#### Brotherbobby

##### New member

- Joined
- Jul 10, 2019

- Messages
- 1

**Statement of the Problem :**A satellite located at a height \(\displaystyle h\) from the base B sends radio signals to your place P. These signals give us the distance \(\displaystyle s\) to your place up to a certain measurement error \(\displaystyle \delta s\). Your place P is located at a distance \(\displaystyle L\) along the earth, as shown in the diagram above. Use the methods of differential calculus to calculate \(\displaystyle L\) to a first approximation.

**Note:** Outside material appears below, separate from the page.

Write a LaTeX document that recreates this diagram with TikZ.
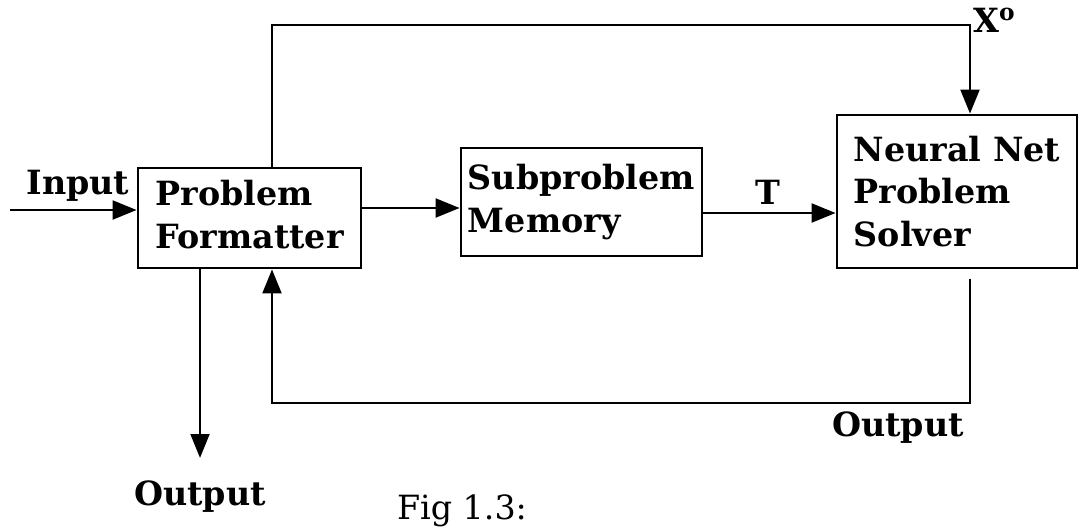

**Solution :**I Imagine a simplified triangular image of the three points as shown above. The distance BP' = \(\displaystyle L_0 = \sqrt{s_0^2 - h^2}\). The original distance \(\displaystyle L = L_0 +\delta L \approx L_0 + \left( \frac{dL}{ds}\right)_{s_0}\delta s \).

From the triangle above, using the methods of trigonometry and calculus, we get \(\displaystyle \frac{dL}{ds} = \frac{s}{L}\) and hence \(\displaystyle \left( \frac{dL}{ds}\right )_{s_0} = \frac{s_0}{L_0} \text{, hence the original distance}\; L = L_0 + \frac{s_0}{L_0} \delta s \Rightarrow \boxed{L = L_0\left( 1+\frac{s_0}{L_0^2}\delta s \right)}\).

The satellite gives the error in the measurement of \(\displaystyle s\) which is \(\displaystyle \delta s\) and so the distance

*L*can be found.

Is my working correct?